**THE REQUEST**
Repeat each record exactly as written, and drop any images.

**TASK INPUTS**

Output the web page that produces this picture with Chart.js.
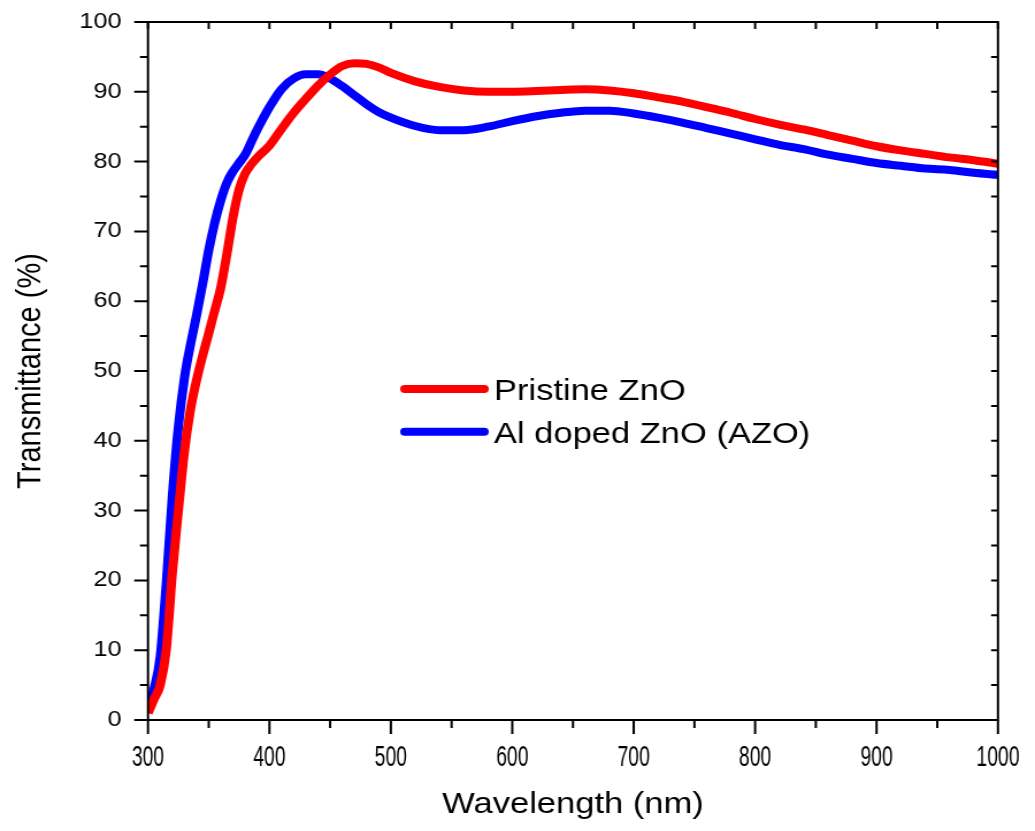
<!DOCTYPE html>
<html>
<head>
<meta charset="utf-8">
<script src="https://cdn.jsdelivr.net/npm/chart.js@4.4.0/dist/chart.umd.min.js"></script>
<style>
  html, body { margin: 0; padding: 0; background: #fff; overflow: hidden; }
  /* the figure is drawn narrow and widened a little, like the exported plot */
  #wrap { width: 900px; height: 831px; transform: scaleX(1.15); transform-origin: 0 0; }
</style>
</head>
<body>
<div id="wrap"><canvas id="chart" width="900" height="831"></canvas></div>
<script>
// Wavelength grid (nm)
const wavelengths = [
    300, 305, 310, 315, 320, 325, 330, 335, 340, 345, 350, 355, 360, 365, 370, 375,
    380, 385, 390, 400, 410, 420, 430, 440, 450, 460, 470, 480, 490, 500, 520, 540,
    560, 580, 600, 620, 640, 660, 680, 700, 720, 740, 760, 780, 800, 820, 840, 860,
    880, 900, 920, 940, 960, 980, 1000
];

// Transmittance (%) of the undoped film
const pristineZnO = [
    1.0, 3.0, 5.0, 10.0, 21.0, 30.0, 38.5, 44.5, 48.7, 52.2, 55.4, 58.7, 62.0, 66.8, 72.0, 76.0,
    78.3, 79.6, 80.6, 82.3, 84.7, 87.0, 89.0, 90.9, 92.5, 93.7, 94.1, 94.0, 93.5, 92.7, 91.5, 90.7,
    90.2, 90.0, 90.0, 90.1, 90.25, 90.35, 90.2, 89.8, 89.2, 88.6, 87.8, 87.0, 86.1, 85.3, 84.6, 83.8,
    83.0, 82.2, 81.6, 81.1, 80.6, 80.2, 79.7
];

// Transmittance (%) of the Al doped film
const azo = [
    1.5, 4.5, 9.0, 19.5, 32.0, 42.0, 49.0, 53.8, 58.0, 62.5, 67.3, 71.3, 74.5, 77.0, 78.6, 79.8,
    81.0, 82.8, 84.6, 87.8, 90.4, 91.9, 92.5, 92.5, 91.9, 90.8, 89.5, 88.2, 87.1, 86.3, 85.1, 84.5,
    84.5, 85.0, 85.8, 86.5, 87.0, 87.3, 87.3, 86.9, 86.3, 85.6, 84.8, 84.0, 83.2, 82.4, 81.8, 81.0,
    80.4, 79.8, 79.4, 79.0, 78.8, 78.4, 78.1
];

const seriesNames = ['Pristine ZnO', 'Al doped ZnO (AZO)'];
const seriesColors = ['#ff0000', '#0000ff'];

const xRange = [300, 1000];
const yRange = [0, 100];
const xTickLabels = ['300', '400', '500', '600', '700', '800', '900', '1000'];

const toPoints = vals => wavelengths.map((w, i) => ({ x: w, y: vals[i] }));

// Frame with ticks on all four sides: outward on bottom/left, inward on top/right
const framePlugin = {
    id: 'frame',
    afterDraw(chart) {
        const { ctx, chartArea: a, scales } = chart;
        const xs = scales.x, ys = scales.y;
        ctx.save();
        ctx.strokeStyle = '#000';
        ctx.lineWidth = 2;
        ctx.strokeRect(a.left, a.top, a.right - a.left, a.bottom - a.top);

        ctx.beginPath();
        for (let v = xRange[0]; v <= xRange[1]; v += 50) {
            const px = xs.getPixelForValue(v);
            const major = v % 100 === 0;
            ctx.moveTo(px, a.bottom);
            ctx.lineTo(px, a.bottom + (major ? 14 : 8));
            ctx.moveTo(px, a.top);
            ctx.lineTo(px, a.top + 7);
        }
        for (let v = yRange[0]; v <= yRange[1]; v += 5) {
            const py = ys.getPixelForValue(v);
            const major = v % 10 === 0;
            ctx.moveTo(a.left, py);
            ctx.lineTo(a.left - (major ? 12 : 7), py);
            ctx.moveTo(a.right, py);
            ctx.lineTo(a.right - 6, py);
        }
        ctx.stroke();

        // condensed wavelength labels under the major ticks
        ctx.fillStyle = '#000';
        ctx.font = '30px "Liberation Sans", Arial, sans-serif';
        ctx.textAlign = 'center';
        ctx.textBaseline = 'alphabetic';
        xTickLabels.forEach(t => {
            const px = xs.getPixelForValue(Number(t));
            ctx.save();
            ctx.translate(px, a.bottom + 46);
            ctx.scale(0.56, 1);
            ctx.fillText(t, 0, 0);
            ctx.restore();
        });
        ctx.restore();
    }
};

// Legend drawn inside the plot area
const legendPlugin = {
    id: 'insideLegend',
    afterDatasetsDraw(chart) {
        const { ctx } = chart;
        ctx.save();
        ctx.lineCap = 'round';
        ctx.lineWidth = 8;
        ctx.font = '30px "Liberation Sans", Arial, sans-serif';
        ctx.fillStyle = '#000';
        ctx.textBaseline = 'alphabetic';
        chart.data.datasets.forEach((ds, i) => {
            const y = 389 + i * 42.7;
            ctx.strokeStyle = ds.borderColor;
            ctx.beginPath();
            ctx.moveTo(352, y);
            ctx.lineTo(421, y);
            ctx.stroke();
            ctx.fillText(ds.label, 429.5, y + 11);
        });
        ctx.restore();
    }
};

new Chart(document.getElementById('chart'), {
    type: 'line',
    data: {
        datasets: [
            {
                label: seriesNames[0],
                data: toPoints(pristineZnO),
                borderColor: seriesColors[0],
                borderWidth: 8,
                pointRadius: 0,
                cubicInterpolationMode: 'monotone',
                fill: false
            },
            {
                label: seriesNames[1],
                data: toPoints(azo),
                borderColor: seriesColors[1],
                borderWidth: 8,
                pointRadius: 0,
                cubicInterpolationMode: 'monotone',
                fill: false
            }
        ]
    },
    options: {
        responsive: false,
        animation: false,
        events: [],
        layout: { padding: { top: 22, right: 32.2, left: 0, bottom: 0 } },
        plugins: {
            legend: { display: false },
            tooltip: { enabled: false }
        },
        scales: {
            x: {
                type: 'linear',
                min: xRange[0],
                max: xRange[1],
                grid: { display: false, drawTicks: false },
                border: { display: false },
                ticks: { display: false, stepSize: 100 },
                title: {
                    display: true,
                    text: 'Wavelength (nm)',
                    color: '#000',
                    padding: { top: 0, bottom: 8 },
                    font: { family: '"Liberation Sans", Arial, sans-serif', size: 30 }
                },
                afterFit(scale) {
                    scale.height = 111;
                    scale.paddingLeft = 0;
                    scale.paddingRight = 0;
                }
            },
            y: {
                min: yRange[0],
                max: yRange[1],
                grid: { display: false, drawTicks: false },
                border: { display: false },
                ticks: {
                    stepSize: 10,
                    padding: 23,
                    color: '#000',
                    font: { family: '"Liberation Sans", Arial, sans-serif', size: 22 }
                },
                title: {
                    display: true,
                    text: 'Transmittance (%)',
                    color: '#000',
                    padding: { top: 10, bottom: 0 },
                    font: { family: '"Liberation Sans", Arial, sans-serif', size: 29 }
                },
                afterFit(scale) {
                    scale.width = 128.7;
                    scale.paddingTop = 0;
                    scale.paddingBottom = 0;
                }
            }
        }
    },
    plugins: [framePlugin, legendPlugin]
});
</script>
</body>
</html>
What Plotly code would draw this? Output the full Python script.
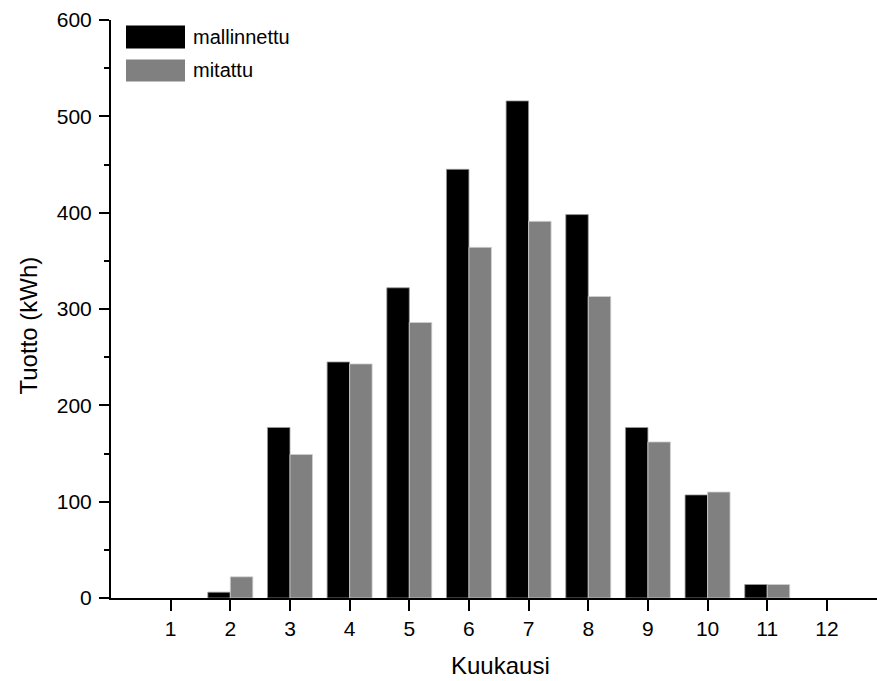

**RESULT**
Output the web page that produces this picture with Chart.js.
<!DOCTYPE html>
<html>
<head>
<meta charset="utf-8">
<script src="https://cdn.jsdelivr.net/npm/chart.js@4.4.0/dist/chart.umd.min.js"></script>
<style>
  html, body { margin: 0; padding: 0; background: #fff; overflow: hidden; }
  /* the figure is drawn narrow and widened a little, like the exported plot */
  #wrap { width: 900px; height: 831px; transform: scaleX(1.15); transform-origin: 0 0; }
</style>
</head>
<body>
<div id="wrap"><canvas id="chart" width="900" height="831"></canvas></div>
<script>
// Wavelength grid (nm)
const wavelengths = [
    300, 305, 310, 315, 320, 325, 330, 335, 340, 345, 350, 355, 360, 365, 370, 375,
    380, 385, 390, 400, 410, 420, 430, 440, 450, 460, 470, 480, 490, 500, 520, 540,
    560, 580, 600, 620, 640, 660, 680, 700, 720, 740, 760, 780, 800, 820, 840, 860,
    880, 900, 920, 940, 960, 980, 1000
];

// Transmittance (%) of the undoped film
const pristineZnO = [
    1.0, 3.0, 5.0, 10.0, 21.0, 30.0, 38.5, 44.5, 48.7, 52.2, 55.4, 58.7, 62.0, 66.8, 72.0, 76.0,
    78.3, 79.6, 80.6, 82.3, 84.7, 87.0, 89.0, 90.9, 92.5, 93.7, 94.1, 94.0, 93.5, 92.7, 91.5, 90.7,
    90.2, 90.0, 90.0, 90.1, 90.25, 90.35, 90.2, 89.8, 89.2, 88.6, 87.8, 87.0, 86.1, 85.3, 84.6, 83.8,
    83.0, 82.2, 81.6, 81.1, 80.6, 80.2, 79.7
];

// Transmittance (%) of the Al doped film
const azo = [
    1.5, 4.5, 9.0, 19.5, 32.0, 42.0, 49.0, 53.8, 58.0, 62.5, 67.3, 71.3, 74.5, 77.0, 78.6, 79.8,
    81.0, 82.8, 84.6, 87.8, 90.4, 91.9, 92.5, 92.5, 91.9, 90.8, 89.5, 88.2, 87.1, 86.3, 85.1, 84.5,
    84.5, 85.0, 85.8, 86.5, 87.0, 87.3, 87.3, 86.9, 86.3, 85.6, 84.8, 84.0, 83.2, 82.4, 81.8, 81.0,
    80.4, 79.8, 79.4, 79.0, 78.8, 78.4, 78.1
];

const seriesNames = ['Pristine ZnO', 'Al doped ZnO (AZO)'];
const seriesColors = ['#ff0000', '#0000ff'];

const xRange = [300, 1000];
const yRange = [0, 100];
const xTickLabels = ['300', '400', '500', '600', '700', '800', '900', '1000'];

const toPoints = vals => wavelengths.map((w, i) => ({ x: w, y: vals[i] }));

// Frame with ticks on all four sides: outward on bottom/left, inward on top/right
const framePlugin = {
    id: 'frame',
    afterDraw(chart) {
        const { ctx, chartArea: a, scales } = chart;
        const xs = scales.x, ys = scales.y;
        ctx.save();
        ctx.strokeStyle = '#000';
        ctx.lineWidth = 2;
        ctx.strokeRect(a.left, a.top, a.right - a.left, a.bottom - a.top);

        ctx.beginPath();
        for (let v = xRange[0]; v <= xRange[1]; v += 50) {
            const px = xs.getPixelForValue(v);
            const major = v % 100 === 0;
            ctx.moveTo(px, a.bottom);
            ctx.lineTo(px, a.bottom + (major ? 14 : 8));
            ctx.moveTo(px, a.top);
            ctx.lineTo(px, a.top + 7);
        }
        for (let v = yRange[0]; v <= yRange[1]; v += 5) {
            const py = ys.getPixelForValue(v);
            const major = v % 10 === 0;
            ctx.moveTo(a.left, py);
            ctx.lineTo(a.left - (major ? 12 : 7), py);
            ctx.moveTo(a.right, py);
            ctx.lineTo(a.right - 6, py);
        }
        ctx.stroke();

        // condensed wavelength labels under the major ticks
        ctx.fillStyle = '#000';
        ctx.font = '30px "Liberation Sans", Arial, sans-serif';
        ctx.textAlign = 'center';
        ctx.textBaseline = 'alphabetic';
        xTickLabels.forEach(t => {
            const px = xs.getPixelForValue(Number(t));
            ctx.save();
            ctx.translate(px, a.bottom + 46);
            ctx.scale(0.56, 1);
            ctx.fillText(t, 0, 0);
            ctx.restore();
        });
        ctx.restore();
    }
};

// Legend drawn inside the plot area
const legendPlugin = {
    id: 'insideLegend',
    afterDatasetsDraw(chart) {
        const { ctx } = chart;
        ctx.save();
        ctx.lineCap = 'round';
        ctx.lineWidth = 8;
        ctx.font = '30px "Liberation Sans", Arial, sans-serif';
        ctx.fillStyle = '#000';
        ctx.textBaseline = 'alphabetic';
        chart.data.datasets.forEach((ds, i) => {
            const y = 389 + i * 42.7;
            ctx.strokeStyle = ds.borderColor;
            ctx.beginPath();
            ctx.moveTo(352, y);
            ctx.lineTo(421, y);
            ctx.stroke();
            ctx.fillText(ds.label, 429.5, y + 11);
        });
        ctx.restore();
    }
};

new Chart(document.getElementById('chart'), {
    type: 'line',
    data: {
        datasets: [
            {
                label: seriesNames[0],
                data: toPoints(pristineZnO),
                borderColor: seriesColors[0],
                borderWidth: 8,
                pointRadius: 0,
                cubicInterpolationMode: 'monotone',
                fill: false
            },
            {
                label: seriesNames[1],
                data: toPoints(azo),
                borderColor: seriesColors[1],
                borderWidth: 8,
                pointRadius: 0,
                cubicInterpolationMode: 'monotone',
                fill: false
            }
        ]
    },
    options: {
        responsive: false,
        animation: false,
        events: [],
        layout: { padding: { top: 22, right: 32.2, left: 0, bottom: 0 } },
        plugins: {
            legend: { display: false },
            tooltip: { enabled: false }
        },
        scales: {
            x: {
                type: 'linear',
                min: xRange[0],
                max: xRange[1],
                grid: { display: false, drawTicks: false },
                border: { display: false },
                ticks: { display: false, stepSize: 100 },
                title: {
                    display: true,
                    text: 'Wavelength (nm)',
                    color: '#000',
                    padding: { top: 0, bottom: 8 },
                    font: { family: '"Liberation Sans", Arial, sans-serif', size: 30 }
                },
                afterFit(scale) {
                    scale.height = 111;
                    scale.paddingLeft = 0;
                    scale.paddingRight = 0;
                }
            },
            y: {
                min: yRange[0],
                max: yRange[1],
                grid: { display: false, drawTicks: false },
                border: { display: false },
                ticks: {
                    stepSize: 10,
                    padding: 23,
                    color: '#000',
                    font: { family: '"Liberation Sans", Arial, sans-serif', size: 22 }
                },
                title: {
                    display: true,
                    text: 'Transmittance (%)',
                    color: '#000',
                    padding: { top: 10, bottom: 0 },
                    font: { family: '"Liberation Sans", Arial, sans-serif', size: 29 }
                },
                afterFit(scale) {
                    scale.width = 128.7;
                    scale.paddingTop = 0;
                    scale.paddingBottom = 0;
                }
            }
        }
    },
    plugins: [framePlugin, legendPlugin]
});
</script>
</body>
</html>
What Plotly code would draw this? Output the full Python script.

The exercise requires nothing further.